His driver gives us a tour of the town. Lindi consists of a lovely beach, behind which is the meagre town centre, and beyond that are the hills. One of the hills is called Mtanda, where the Europeans once lived. Abbas’s son has a beautiful house here, but the area looks rather barren, the vegetation consisting of trees and scrub. We pass through Wireless Hill, where the government offices were moved in anticipation of the sea level eventually rising and washing over the old town. Of the town itself there is not much besides small shops and houses on mostly unpaved streets.

Abbas has made reservations for us at a hotel called Adela.

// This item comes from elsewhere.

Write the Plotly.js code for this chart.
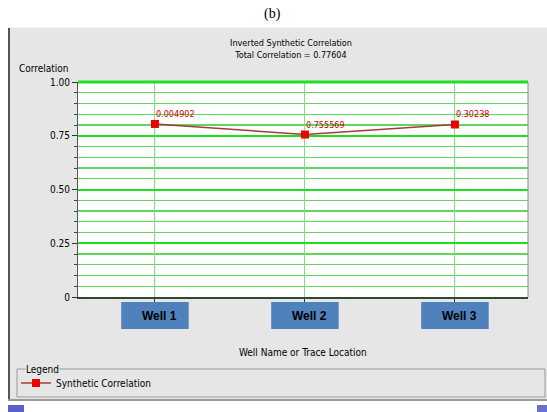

My room is called Mosko (for Moscow), Joseph has Cuba, reflecting an outdated political culture. Abbas also tipped us with the name of a restaurant which makes good biriyani, and that’s where we head for dinner. The streets are dark and quiet, but for the occasional pedestrian and a lamp in a house or shop. The restaurant is run by a
Somali woman, and she tells us they have run out of biriyani and pilau, so we have rice and curry instead.

What does one do at night in a town like this? From what I know, there used to be a healthy Asian population here; their activities would have centred around the prayer houses. There was an excellent high school in town, with a cricket team to match. Now the few Asians here spend what time they can in Dae. That is where Abbas is headed tomorrow.

In the middle of the night the power goes out, the room turns black and feels unbearably hot and claustrophobic. The next morning at seven we take a bus called “Happy” to Mtwara. On the way, after a stretch of mangrove swamp, we arrive at the town of Mikindani, overlooking a beautiful bay. Mikindani is ancient, and it seems a good idea to stop and look around. We go for chai and chapati at a roadside restaurant and make it known to the boy waiter our interest in the local historical sites. He looks nonplussed, says he’ll ask around, but then an elder, neatly dressed in shirt and trousers and a kofia, who’s also having chai, offers to take us around.